Contributing to the epidemic are the food choices kids make. In most schools, snack bars and à la carte menus offering items such as french fries and onion rings tempt students and compete with the healthier meals the school cafeteria offers.
It’s all about healthy choices at Sylvan Hills, according to principal Gwen Atkinson. While many school cafeterias in Georgia offer an à la carte menu, she decided to remove it from her dining facility because she believes a healthy body leads to a healthy mind. “By providing only healthy meals, we’re looking for students to trim a few pounds,” Atkinson says. “Nutritious lunches improve our students’ health, which helps them academically.”
Her students have a selection of five entrées each day, which always includes a salad choice.

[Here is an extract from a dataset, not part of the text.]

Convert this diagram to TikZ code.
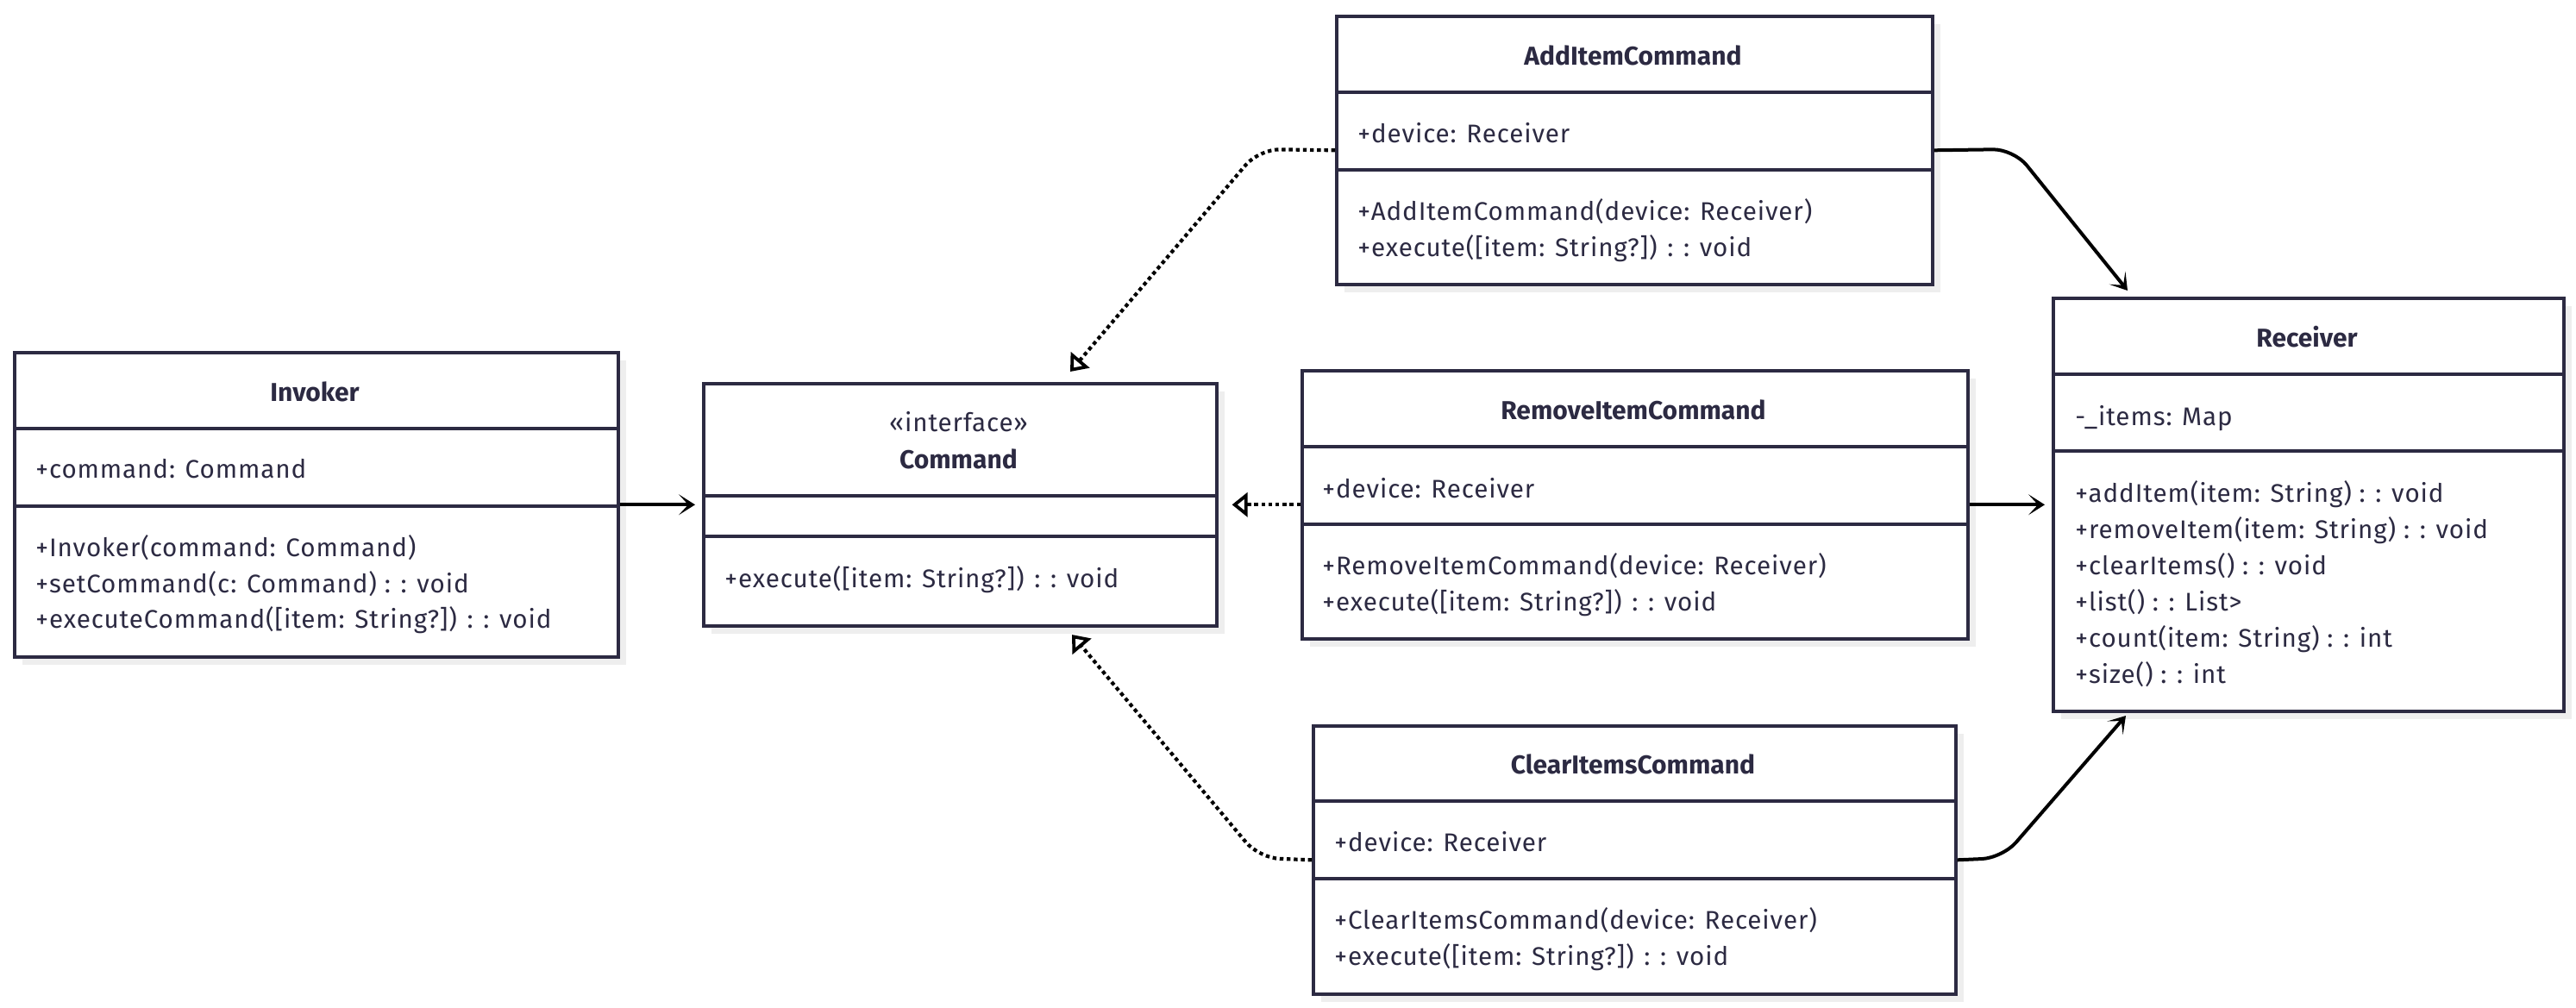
\documentclass[tikz,border=0pt]{standalone}
\usepackage{fontspec}
\setmainfont{Fira Sans}
\newfontfamily\spacedfont[LetterSpace=3.0]{Fira Sans}
\usetikzlibrary{arrows.meta,shadows,calc}
\definecolor{ink}{RGB}{44,42,66}
\definecolor{shade}{RGB}{238,238,238}
\begin{document}
\begin{tikzpicture}[x=0.5pt,y=-0.5pt,
  classbox/.style={draw=ink, line width=1.8pt, fill=white, rectangle, inner sep=0pt, anchor=north west,
    drop shadow={shadow xshift=4.5pt, shadow yshift=-4.5pt, fill=shade, draw=none, opacity=1}},
  divline/.style={draw=ink, line width=1.8pt},
  txt/.style={text=ink, inner sep=0pt, anchor=west, font=\spacedfont\fontsize{14.8pt}{17pt}\selectfont, text height=10pt, text depth=0pt},
  ttl/.style={txt, anchor=center, font=\fontsize{15pt}{17pt}\selectfont\bfseries},
  assoc/.style={draw=black, line width=2pt, rounded corners=12pt, -{Stealth[length=9.5pt, width=12pt, inset=5.5pt]}},
  realize/.style={draw=black, line width=2.1pt, rounded corners=12pt, dash pattern=on 2.2pt off 1.9pt, -{Triangle[open, length=9pt, width=14pt, line width=1.9pt]}}
]
\useasboundingbox (0,0) rectangle (2987,1168);

% ---------- Invoker ----------
\node[classbox, minimum width=350pt, minimum height=176.5pt] (inv) at (15,407) {};
\draw[divline] (inv.west |- 0,497) -- (inv.east |- 0,497);
\draw[divline] (inv.west |- 0,587) -- (inv.east |- 0,587);
\node[ttl] (invT) at (365,455) {Invoker};
\node[txt] (invA) at (41,544) {+command: Command};
\node[txt] (invM1) at (41,635) {+Invoker(command: Command)};
\node[txt] (invM2) at (41,677) {+setCommand(c: Command) : : void};
\node[txt] (invM3) at (41,718) {+executeCommand([item: String?]) : : void};

% ---------- Command ----------
\node[classbox, minimum width=297.5pt, minimum height=140.5pt] (cmd) at (814,443) {};
\draw[divline] (cmd.west |- 0,575) -- (cmd.east |- 0,575);
\draw[divline] (cmd.west |- 0,622) -- (cmd.east |- 0,622);
\node[txt, anchor=center] (cmdS) at (1111.5,490) {«interface»};
\node[ttl] (cmdT) at (1111.5,533) {Command};
\node[txt] (cmdM1) at (840,671) {+execute([item: String?]) : : void};

% ---------- AddItemCommand ----------
\node[classbox, minimum width=345.5pt, minimum height=155.5pt] (add) at (1548,17) {};
\draw[divline] (add.west |- 0,107) -- (add.east |- 0,107);
\draw[divline] (add.west |- 0,197) -- (add.east |- 0,197);
\node[ttl] (addT) at (1893.5,65) {AddItemCommand};
\node[txt] (addA) at (1574,155) {+device: Receiver};
\node[txt] (addM1) at (1574,245) {+AddItemCommand(device: Receiver)};
\node[txt] (addM2) at (1574,287) {+execute([item: String?]) : : void};

% ---------- RemoveItemCommand ----------
\node[classbox, minimum width=386pt, minimum height=155.5pt] (rem) at (1508,428) {};
\draw[divline] (rem.west |- 0,518) -- (rem.east |- 0,518);
\draw[divline] (rem.west |- 0,608) -- (rem.east |- 0,608);
\node[ttl] (remT) at (1894,476) {RemoveItemCommand};
\node[txt] (remA) at (1533,567) {+device: Receiver};
\node[txt] (remM1) at (1533,656) {+RemoveItemCommand(device: Receiver)};
\node[txt] (remM2) at (1533,698) {+execute([item: String?]) : : void};

% ---------- ClearItemsCommand ----------
\node[classbox, minimum width=372.5pt, minimum height=155.5pt] (clr) at (1521,840) {};
\draw[divline] (clr.west |- 0,929) -- (clr.east |- 0,929);
\draw[divline] (clr.west |- 0,1019) -- (clr.east |- 0,1019);
\node[ttl] (clrT) at (1893.5,887) {ClearItemsCommand};
\node[txt] (clrA) at (1547,977) {+device: Receiver};
\node[txt] (clrM1) at (1547,1067) {+ClearItemsCommand(device: Receiver)};
\node[txt] (clrM2) at (1547,1109) {+execute([item: String?]) : : void};

% ---------- Receiver ----------
\node[classbox, minimum width=296pt, minimum height=239.5pt] (rcv) at (2379,344) {};
\draw[divline] (rcv.west |- 0,434) -- (rcv.east |- 0,434);
\draw[divline] (rcv.west |- 0,523) -- (rcv.east |- 0,523);
\node[ttl] (rcvT) at (2675,392) {Receiver};
\node[txt] (rcvA) at (2406,483) {-\_items: Map};
\node[txt] (rcvM1) at (2406,572) {+addItem(item: String) : : void};
\node[txt] (rcvM2) at (2406,614) {+removeItem(item: String) : : void};
\node[txt] (rcvM3) at (2406,656) {+clearItems() : : void};
\node[txt] (rcvM4) at (2406,698) {+list() : : List>};
\node[txt] (rcvM5) at (2406,740) {+count(item: String) : : int};
\node[txt] (rcvM6) at (2406,782) {+size() : : int};

% ---------- connector points ----------
\coordinate (addBendL) at (1460,173);
\coordinate (addTipL) at (1241,431);
\coordinate (clrBendL) at (1460,995);
\coordinate (clrTipL) at (1243,736);
\coordinate (addBendR) at (2335,173);
\coordinate (addTipR) at (2467,337);
\coordinate (clrBendR) at (2322,995);
\coordinate (clrTipR) at (2465,830);

% ---------- connectors ----------
\draw[assoc, shorten >=4pt] (inv.east) -- (cmd.west);
\draw[assoc, shorten >=4pt] (rem.east) -- (rcv.west);
\draw[assoc] (add.east) -- (addBendR) -- (addTipR);
\draw[assoc] (clr.east) -- (clrBendR) -- (clrTipR);
\draw[realize, shorten >=8pt] (rem.west) -- (cmd.east);
\draw[realize] (add.west) -- (addBendL) -- (addTipL);
\draw[realize] (clr.west) -- (clrBendL) -- (clrTipL);
\end{tikzpicture}
\end{document}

And healthy dessert items like Jell-O, raisins, or fruit cups usually trump ice cream and pie. But that’s not to say that the menu is completely devoid of tasty treats. “I have a very vocal student government,” Atkinson says.
Healthier students and happier parents aren’t the only benefits of the system—the technology also lets food service professionals focus a little less on numbers and a lot more on students.
A Name with a Face
After 18 years as the Sylvan Hills cashier, William Harris has watched a steady stream of kids flow through the lunch line. Mealpay.com has turned what was once a meandering stream into a brisk current, but even though the line moves more quickly now, Harris gets to know more kids than in the days when he had to handle cash and count change. The computer tallies up totals, eliminating the risk of mistakes, while the screen provides information on each of the students passing through the line.

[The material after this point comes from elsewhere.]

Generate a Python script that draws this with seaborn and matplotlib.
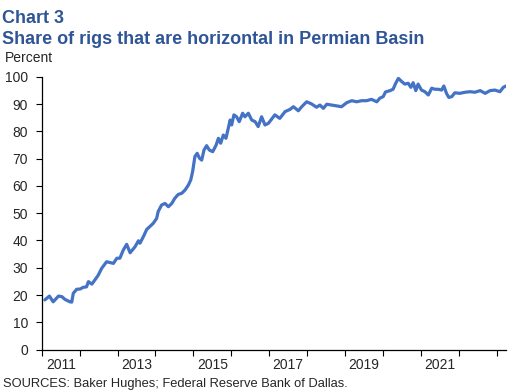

“When the kids punch in their numbers, their names are called up,” says Harris. “That way, I get to know them better. I get to put a name with a face and say hello.”

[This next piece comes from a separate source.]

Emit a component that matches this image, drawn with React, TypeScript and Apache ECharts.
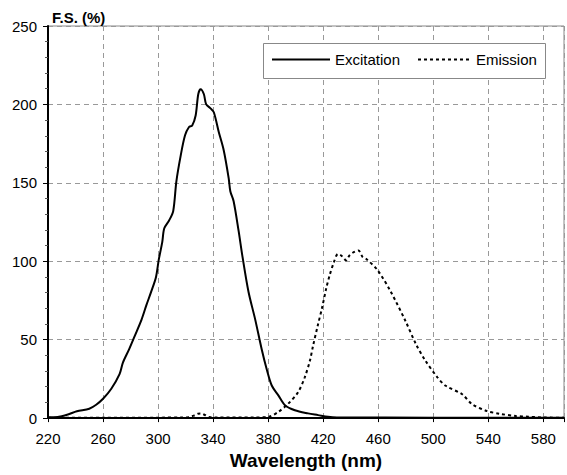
import React, { useEffect, useRef } from "react";
import * as echarts from "echarts";

const excitationNm = [220, 225, 230, 235, 241, 250, 255, 260, 266, 272, 274.5, 279, 283, 288, 291.5, 295, 298.5, 300.5, 303, 304.5, 308, 311, 313.3, 316.5, 319.6, 322.5, 324.8, 327.3, 329.2, 330.9, 333.3, 334.9, 338.1, 340.5, 344.1, 347.7, 351.3, 352.5, 354.9, 358.5, 361.4, 365.7, 370.6, 375.3, 378.9, 382.6, 387.4, 392.2, 399.4, 409, 416.3, 423.5, 430, 500, 595];
const excitationVal = [0.5, 0.5, 1.2, 2.5, 4.4, 6, 8.5, 12.3, 18.7, 28, 35.5, 44, 52.3, 62.8, 72, 80.6, 90, 101, 112, 121, 126, 132, 151, 167.7, 180.3, 185.6, 186.6, 192.9, 206.5, 209.7, 206.5, 200.2, 197.5, 195, 182.4, 170.8, 153, 144.6, 138.3, 119.5, 102.6, 80.6, 62.8, 43.9, 31.3, 20.8, 14.5, 8.2, 5, 3, 1.9, 0.8, 0.4, 0.3, 0.3];

const emissionNm = [220, 260, 300, 318, 322, 326, 329, 331, 334, 337, 342, 370, 380.2, 387.4, 394.6, 401.8, 406.6, 410.3, 412.6, 416.2, 419.1, 422.2, 424.7, 427.8, 430.7, 433.1, 436.7, 439.1, 442.2, 445.6, 448.7, 451.1, 459.5, 469.1, 479.9, 487.5, 494, 503, 509, 521, 528, 539, 548, 560, 569, 580, 595];
const emissionVal = [0.3, 0.3, 0.3, 0.4, 0.6, 1.6, 2.8, 3, 2, 0.7, 0.4, 0.4, 0.8, 4, 9.2, 16.6, 26, 36.5, 46, 59.6, 70, 82.7, 91.1, 99.5, 104.7, 103.7, 100.6, 103.7, 105.8, 106.9, 102.6, 101.6, 94.3, 80.6, 61.7, 47, 37, 26, 20.6, 15.2, 9, 4.5, 2.8, 1.3, 0.9, 0.4, 0.2];

const xTicks = [220, 260, 300, 340, 380, 420, 460, 500, 540, 580];
const yTicks = [0, 50, 100, 150, 200, 250];

const SANS = "'Liberation Sans', Arial, Helvetica, sans-serif";

export default function App() {
  const ref = useRef<HTMLDivElement>(null);
  useEffect(() => {
    if (!ref.current) return;
    const chart = echarts.init(ref.current, undefined, { renderer: "svg" });
    const exData = excitationNm.map((x, i) => [x, excitationVal[i]]);
    const emData = emissionNm.map((x, i) => [x, emissionVal[i]]);
    const legendCommon = {
      top: 52,
      padding: 0,
      itemHeight: 16,
      selectedMode: false,
      itemStyle: { opacity: 0 },
      textStyle: { fontFamily: SANS, fontSize: 15, color: "#000" },
    };
    chart.setOption({
      animation: false,
      backgroundColor: "#ffffff",
      grid: {
        left: 48,
        right: 0,
        top: 26,
        bottom: 52,
        show: true,
        borderColor: "#888",
        borderWidth: 1,
      },
      xAxis: {
        type: "value",
        min: 220,
        max: 595,
        interval: 40,
        name: "Wavelength (nm)",
        nameLocation: "middle",
        nameGap: 30,
        nameTextStyle: { fontFamily: SANS, fontWeight: "bold", fontSize: 19, color: "#000" },
        axisLine: { show: true, onZero: false, lineStyle: { color: "#000", width: 2 } },
        axisTick: { show: true, length: 4, lineStyle: { color: "#000" } },
        axisLabel: {
          margin: 13,
          fontFamily: SANS,
          fontSize: 15,
          color: "#000",
          formatter: (v: number) => (xTicks.indexOf(v) >= 0 ? String(v) : ""),
        },
        splitLine: { show: true, lineStyle: { color: "#999", type: [5, 4], width: 1 } },
      },
      yAxis: {
        type: "value",
        min: 0,
        max: 250,
        interval: 50,
        axisLine: { show: true, lineStyle: { color: "#000", width: 2 } },
        axisTick: { show: true, length: 5, lineStyle: { color: "#000" } },
        minorTick: { show: true, splitNumber: 5, length: 3, lineStyle: { color: "#555" } },
        axisLabel: {
          margin: 11,
          fontFamily: SANS,
          fontSize: 15,
          color: "#000",
          formatter: (v: number) => (yTicks.indexOf(v) >= 0 ? String(v) : ""),
        },
        splitLine: { show: true, lineStyle: { color: "#999", type: [5, 4], width: 1 } },
      },
      legend: [
        { ...legendCommon, data: ["Excitation"], left: 271, itemWidth: 58 },
        { ...legendCommon, data: ["Emission"], left: 417, itemWidth: 53, itemGap: 0 },
      ],
      graphic: [
        {
          type: "rect",
          z: 3,
          shape: { x: 263.5, y: 43.5, width: 282, height: 35 },
          style: { fill: "#fff", stroke: "#888", lineWidth: 1 },
        },
        {
          type: "text",
          left: 52,
          top: 10,
          z: 5,
          style: {
            text: "F.S. (%)",
            fontFamily: SANS,
            fontWeight: "bold",
            fontSize: 15,
            fill: "#000",
          },
        },
      ],
      series: [
        {
          name: "Excitation",
          type: "line",
          data: exData,
          showSymbol: false,
          symbol: "none",
          smooth: 0.3,
          lineStyle: { color: "#000", width: 2, type: "solid" },
          itemStyle: { color: "#000" },
          z: 4,
        },
        {
          name: "Emission",
          type: "line",
          data: emData,
          showSymbol: false,
          symbol: "none",
          smooth: 0.3,
          lineStyle: { color: "#000", width: 2, type: [3, 3] },
          itemStyle: { color: "#000" },
          z: 4,
        },
      ],
    });
    return () => chart.dispose();
  }, []);
  return (
    <div
      ref={ref}
      style={{ position: "fixed", left: 0, top: 0, width: 567, height: 475, background: "#fff" }}
    />
  );
}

Cashier William Harris and cafeteria manager Lona Burch embrace the new lunch room technology.
Hungry Kids Don’t Learn
Another benefit of the electronic prepayment system is increased participation in the meal programs offered at Sylvan Hills. Because the keypad is used by students on the Mealpay.com plan as well as those on the federal free or reduced-price school lunch program, low-income kids aren’t singled out. Before, some children chose to go hungry rather than accept their discounted lunch in front of the other students.
Additionally, by allowing parents to prepay, participation in the school breakfast program has increased.
“Many parents aren’t able to fix breakfast in the morning, and so lots of kids weren’t eating it,” says Sylvan Hills cafeteria manager Lona Burch. “Now these kids come in and have a healthy breakfast—they even eat oatmeal! It’s so important, because without breakfast, kids will be hungry. And hungry kids don’t learn.”
Burch, who has been at Sylvan Hills for 27 years, says kids are more sophisticated today than when she first started in the late 1970s. “They’re a bit wiser a bit earlier,” she says.
They’re also comfortable with the new cafeteria technology. “They’re using technology all the time —at home, in class, playing games, listening to music. They grew up with things like ATMs and self-checkout,” Burch says. “Now technology is everywhere, and it all ties into everything. Paying with cash would seem old-fashioned to these kids.”